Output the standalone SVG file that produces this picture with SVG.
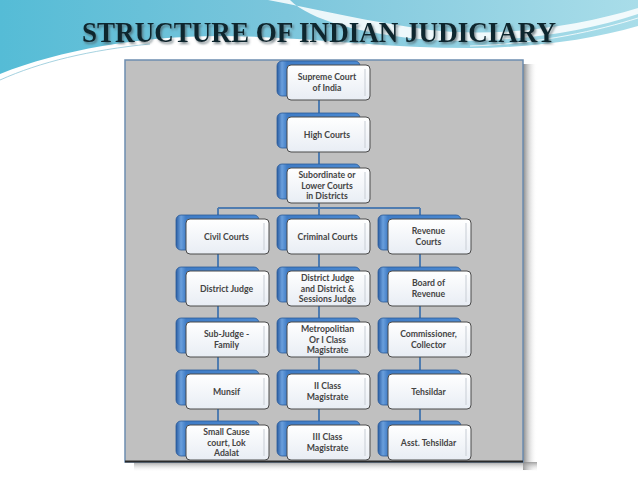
<svg xmlns="http://www.w3.org/2000/svg" width="638" height="479" viewBox="0 0 638 479">
<defs>
<linearGradient id="sky" x1="0" y1="0" x2="1" y2="0">
<stop offset="0" stop-color="#55bcd6"/>
<stop offset="0.45" stop-color="#7cc6dc"/>
<stop offset="1" stop-color="#a9dde9"/>
</linearGradient>
<linearGradient id="blue" x1="0" y1="0" x2="1" y2="0">
<stop offset="0" stop-color="#2a5da3"/>
<stop offset="0.06" stop-color="#6a9fdc"/>
<stop offset="0.12" stop-color="#3f7cc6"/>
<stop offset="1" stop-color="#4c8ad2"/>
</linearGradient>
<linearGradient id="card" x1="0" y1="0" x2="0" y2="1">
<stop offset="0" stop-color="#ffffff"/>
<stop offset="1" stop-color="#e8edf4"/>
</linearGradient>
<linearGradient id="shR" x1="0" y1="0" x2="1" y2="0">
<stop offset="0" stop-color="#6a6a6a"/>
<stop offset="1" stop-color="#ffffff" stop-opacity="0"/>
</linearGradient>
<linearGradient id="shB" x1="0" y1="0" x2="0" y2="1">
<stop offset="0" stop-color="#8a8a8a"/>
<stop offset="1" stop-color="#ffffff" stop-opacity="0"/>
</linearGradient>
<filter id="tsh" x="-5%" y="-30%" width="110%" height="160%">
<feDropShadow dx="1.5" dy="2" stdDeviation="1" flood-color="#4a5a60" flood-opacity="0.7"/>
</filter>
<g id="box">
<rect x="-10" y="-4" width="83" height="35" rx="5" fill="url(#blue)" stroke="#2b5a98" stroke-width="0.8"/>
<rect x="0" y="0" width="83" height="35" rx="4" fill="url(#card)" stroke="#4a4a4a" stroke-width="1"/>
<line x1="78" y1="4" x2="78" y2="31" stroke="#cfd4db" stroke-width="1.2"/>
</g>
</defs>
<style>
.t{font-family:Lato,"Open Sans","DejaVu Sans",sans-serif;font-weight:bold;font-size:8.7px;fill:#444444;text-anchor:middle}
.ttl{font-family:"Liberation Serif","Times New Roman",serif;font-weight:bold;font-size:29px;fill:#10262e}
.c{stroke:#4f7cb0;stroke-width:2;fill:none}
</style>
<rect width="638" height="479" fill="#ffffff"/>
<g id="background">
<path d="M0,0 H638 V26 C590,40 530,48 470,48 C380,48 300,36 220,36 C140,36 60,50 0,74 Z" fill="url(#sky)"/>
<path d="M268,0 C320,10 370,22 430,30 C500,38 580,26 638,8 V14 C580,34 500,44 430,40 C360,34 310,20 290,0 Z" fill="#ffffff" opacity="0.85"/>
<path d="M0,80 C40,62 90,50 150,44" stroke="#8fc7d8" stroke-width="0.8" fill="none"/>
<path d="M470,46 C540,44 600,30 638,18" stroke="#ffffff" stroke-width="0.8" fill="none"/>
</g>
<text id="title" class="ttl" x="82" y="42" textLength="474" lengthAdjust="spacingAndGlyphs" filter="url(#tsh)">STRUCTURE OF INDIAN JUDICIARY</text>
<g id="panel">
<rect x="523" y="64" width="14" height="406" fill="url(#shR)" opacity="0.8"/>
<rect x="134" y="462" width="403" height="10" fill="url(#shB)" opacity="0.8"/>
<rect x="125" y="60" width="398" height="402" fill="#c0c0c0" stroke="#6d8db0" stroke-width="1.5"/>
<line x1="125" y1="461.5" x2="523" y2="461.5" stroke="#2a2a2a" stroke-width="2"/>
</g>
<g id="connectors">
<line class="c" x1="319" y1="83" x2="319" y2="440"/>
<line class="c" x1="218" y1="208" x2="420" y2="208"/>
<line class="c" x1="218" y1="208" x2="218" y2="440"/>
<line class="c" x1="420" y1="208" x2="420" y2="440"/>
</g>
<g id="supreme-court"><use href="#box" x="287" y="65"/><text class="t" x="327" y="80.35">Supreme Court</text><text class="t" x="327" y="90.85">of India</text></g>
<g id="high-courts"><use href="#box" x="287" y="117"/><text class="t" x="327" y="137.6">High Courts</text></g>
<g id="subordinate-courts"><use href="#box" x="287" y="168"/><text class="t" x="327" y="178.1">Subordinate or</text><text class="t" x="327" y="188.6">Lower Courts</text><text class="t" x="327" y="199.1">in Districts</text></g>

<g id="civil-courts"><use href="#box" x="186" y="219"/><text class="t" x="226.5" y="239.6">Civil Courts</text></g>
<g id="criminal-courts"><use href="#box" x="287" y="219"/><text class="t" x="327.5" y="239.6">Criminal Courts</text></g>
<g id="revenue-courts"><use href="#box" x="388" y="219"/><text class="t" x="428.5" y="234.35">Revenue</text><text class="t" x="428.5" y="244.85">Courts</text></g>

<g id="district-judge"><use href="#box" x="186" y="271"/><text class="t" x="226.5" y="291.6">District Judge</text></g>
<g id="sessions-judge"><use href="#box" x="287" y="271"/><text class="t" x="327.5" y="281.1">District Judge</text><text class="t" x="327.5" y="291.6">and District &amp;</text><text class="t" x="327.5" y="302.1">Sessions Judge</text></g>
<g id="board-of-revenue"><use href="#box" x="388" y="271"/><text class="t" x="428.5" y="286.35">Board of</text><text class="t" x="428.5" y="296.85">Revenue</text></g>

<g id="sub-judge"><use href="#box" x="186" y="322"/><text class="t" x="226.5" y="337.35">Sub-Judge -</text><text class="t" x="226.5" y="347.85">Family</text></g>
<g id="metropolitan-magistrate"><use href="#box" x="287" y="322"/><text class="t" x="327.5" y="332.1">Metropolitian</text><text class="t" x="327.5" y="342.6">Or I Class</text><text class="t" x="327.5" y="353.1">Magistrate</text></g>
<g id="commissioner"><use href="#box" x="388" y="322"/><text class="t" x="428.5" y="337.35">Commissioner,</text><text class="t" x="428.5" y="347.85">Collector</text></g>

<g id="munsif"><use href="#box" x="186" y="374"/><text class="t" x="226.5" y="394.6">Munsif</text></g>
<g id="ii-class"><use href="#box" x="287" y="374"/><text class="t" x="327.5" y="389.35">II Class</text><text class="t" x="327.5" y="399.85">Magistrate</text></g>
<g id="tehsildar"><use href="#box" x="388" y="374"/><text class="t" x="428.5" y="394.6">Tehsildar</text></g>

<g id="small-cause"><use href="#box" x="186" y="425"/><text class="t" x="226.5" y="435.1">Small Cause</text><text class="t" x="226.5" y="445.6">court, Lok</text><text class="t" x="226.5" y="456.1">Adalat</text></g>
<g id="iii-class"><use href="#box" x="287" y="425"/><text class="t" x="327.5" y="440.35">III Class</text><text class="t" x="327.5" y="450.85">Magistrate</text></g>
<g id="asst-tehsildar"><use href="#box" x="388" y="425"/><text class="t" x="428.5" y="445.6">Asst. Tehsildar</text></g>
</svg>
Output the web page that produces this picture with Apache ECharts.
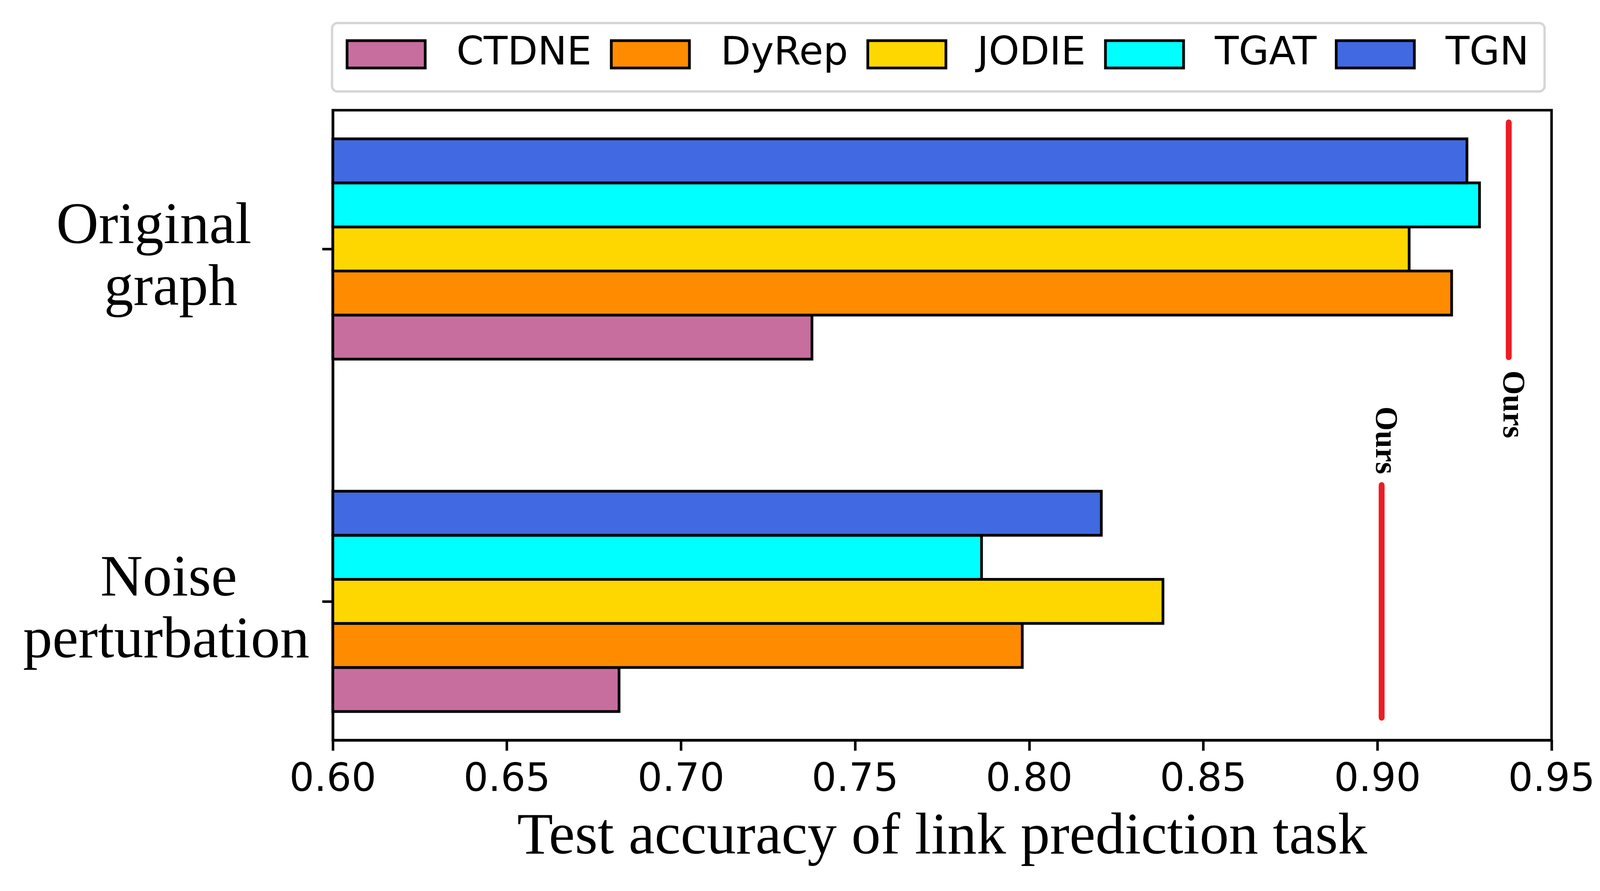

========================================================================

EXERCISE REQUIREMENTS: Leave out the pictures and transcribe the entries above exactly.

RESPONSE:
Output the standalone SVG file that produces this picture with SVG.
<svg xmlns="http://www.w3.org/2000/svg" width="638" height="479" viewBox="0 0 638 479">
<defs>
<linearGradient id="sky" x1="0" y1="0" x2="1" y2="0">
<stop offset="0" stop-color="#55bcd6"/>
<stop offset="0.45" stop-color="#7cc6dc"/>
<stop offset="1" stop-color="#a9dde9"/>
</linearGradient>
<linearGradient id="blue" x1="0" y1="0" x2="1" y2="0">
<stop offset="0" stop-color="#2a5da3"/>
<stop offset="0.06" stop-color="#6a9fdc"/>
<stop offset="0.12" stop-color="#3f7cc6"/>
<stop offset="1" stop-color="#4c8ad2"/>
</linearGradient>
<linearGradient id="card" x1="0" y1="0" x2="0" y2="1">
<stop offset="0" stop-color="#ffffff"/>
<stop offset="1" stop-color="#e8edf4"/>
</linearGradient>
<linearGradient id="shR" x1="0" y1="0" x2="1" y2="0">
<stop offset="0" stop-color="#6a6a6a"/>
<stop offset="1" stop-color="#ffffff" stop-opacity="0"/>
</linearGradient>
<linearGradient id="shB" x1="0" y1="0" x2="0" y2="1">
<stop offset="0" stop-color="#8a8a8a"/>
<stop offset="1" stop-color="#ffffff" stop-opacity="0"/>
</linearGradient>
<filter id="tsh" x="-5%" y="-30%" width="110%" height="160%">
<feDropShadow dx="1.5" dy="2" stdDeviation="1" flood-color="#4a5a60" flood-opacity="0.7"/>
</filter>
<g id="box">
<rect x="-10" y="-4" width="83" height="35" rx="5" fill="url(#blue)" stroke="#2b5a98" stroke-width="0.8"/>
<rect x="0" y="0" width="83" height="35" rx="4" fill="url(#card)" stroke="#4a4a4a" stroke-width="1"/>
<line x1="78" y1="4" x2="78" y2="31" stroke="#cfd4db" stroke-width="1.2"/>
</g>
</defs>
<style>
.t{font-family:Lato,"Open Sans","DejaVu Sans",sans-serif;font-weight:bold;font-size:8.7px;fill:#444444;text-anchor:middle}
.ttl{font-family:"Liberation Serif","Times New Roman",serif;font-weight:bold;font-size:29px;fill:#10262e}
.c{stroke:#4f7cb0;stroke-width:2;fill:none}
</style>
<rect width="638" height="479" fill="#ffffff"/>
<g id="background">
<path d="M0,0 H638 V26 C590,40 530,48 470,48 C380,48 300,36 220,36 C140,36 60,50 0,74 Z" fill="url(#sky)"/>
<path d="M268,0 C320,10 370,22 430,30 C500,38 580,26 638,8 V14 C580,34 500,44 430,40 C360,34 310,20 290,0 Z" fill="#ffffff" opacity="0.85"/>
<path d="M0,80 C40,62 90,50 150,44" stroke="#8fc7d8" stroke-width="0.8" fill="none"/>
<path d="M470,46 C540,44 600,30 638,18" stroke="#ffffff" stroke-width="0.8" fill="none"/>
</g>
<text id="title" class="ttl" x="82" y="42" textLength="474" lengthAdjust="spacingAndGlyphs" filter="url(#tsh)">STRUCTURE OF INDIAN JUDICIARY</text>
<g id="panel">
<rect x="523" y="64" width="14" height="406" fill="url(#shR)" opacity="0.8"/>
<rect x="134" y="462" width="403" height="10" fill="url(#shB)" opacity="0.8"/>
<rect x="125" y="60" width="398" height="402" fill="#c0c0c0" stroke="#6d8db0" stroke-width="1.5"/>
<line x1="125" y1="461.5" x2="523" y2="461.5" stroke="#2a2a2a" stroke-width="2"/>
</g>
<g id="connectors">
<line class="c" x1="319" y1="83" x2="319" y2="440"/>
<line class="c" x1="218" y1="208" x2="420" y2="208"/>
<line class="c" x1="218" y1="208" x2="218" y2="440"/>
<line class="c" x1="420" y1="208" x2="420" y2="440"/>
</g>
<g id="supreme-court"><use href="#box" x="287" y="65"/><text class="t" x="327" y="80.35">Supreme Court</text><text class="t" x="327" y="90.85">of India</text></g>
<g id="high-courts"><use href="#box" x="287" y="117"/><text class="t" x="327" y="137.6">High Courts</text></g>
<g id="subordinate-courts"><use href="#box" x="287" y="168"/><text class="t" x="327" y="178.1">Subordinate or</text><text class="t" x="327" y="188.6">Lower Courts</text><text class="t" x="327" y="199.1">in Districts</text></g>

<g id="civil-courts"><use href="#box" x="186" y="219"/><text class="t" x="226.5" y="239.6">Civil Courts</text></g>
<g id="criminal-courts"><use href="#box" x="287" y="219"/><text class="t" x="327.5" y="239.6">Criminal Courts</text></g>
<g id="revenue-courts"><use href="#box" x="388" y="219"/><text class="t" x="428.5" y="234.35">Revenue</text><text class="t" x="428.5" y="244.85">Courts</text></g>

<g id="district-judge"><use href="#box" x="186" y="271"/><text class="t" x="226.5" y="291.6">District Judge</text></g>
<g id="sessions-judge"><use href="#box" x="287" y="271"/><text class="t" x="327.5" y="281.1">District Judge</text><text class="t" x="327.5" y="291.6">and District &amp;</text><text class="t" x="327.5" y="302.1">Sessions Judge</text></g>
<g id="board-of-revenue"><use href="#box" x="388" y="271"/><text class="t" x="428.5" y="286.35">Board of</text><text class="t" x="428.5" y="296.85">Revenue</text></g>

<g id="sub-judge"><use href="#box" x="186" y="322"/><text class="t" x="226.5" y="337.35">Sub-Judge -</text><text class="t" x="226.5" y="347.85">Family</text></g>
<g id="metropolitan-magistrate"><use href="#box" x="287" y="322"/><text class="t" x="327.5" y="332.1">Metropolitian</text><text class="t" x="327.5" y="342.6">Or I Class</text><text class="t" x="327.5" y="353.1">Magistrate</text></g>
<g id="commissioner"><use href="#box" x="388" y="322"/><text class="t" x="428.5" y="337.35">Commissioner,</text><text class="t" x="428.5" y="347.85">Collector</text></g>

<g id="munsif"><use href="#box" x="186" y="374"/><text class="t" x="226.5" y="394.6">Munsif</text></g>
<g id="ii-class"><use href="#box" x="287" y="374"/><text class="t" x="327.5" y="389.35">II Class</text><text class="t" x="327.5" y="399.85">Magistrate</text></g>
<g id="tehsildar"><use href="#box" x="388" y="374"/><text class="t" x="428.5" y="394.6">Tehsildar</text></g>

<g id="small-cause"><use href="#box" x="186" y="425"/><text class="t" x="226.5" y="435.1">Small Cause</text><text class="t" x="226.5" y="445.6">court, Lok</text><text class="t" x="226.5" y="456.1">Adalat</text></g>
<g id="iii-class"><use href="#box" x="287" y="425"/><text class="t" x="327.5" y="440.35">III Class</text><text class="t" x="327.5" y="450.85">Magistrate</text></g>
<g id="asst-tehsildar"><use href="#box" x="388" y="425"/><text class="t" x="428.5" y="445.6">Asst. Tehsildar</text></g>
</svg>
Output the web page that produces this picture with Apache ECharts.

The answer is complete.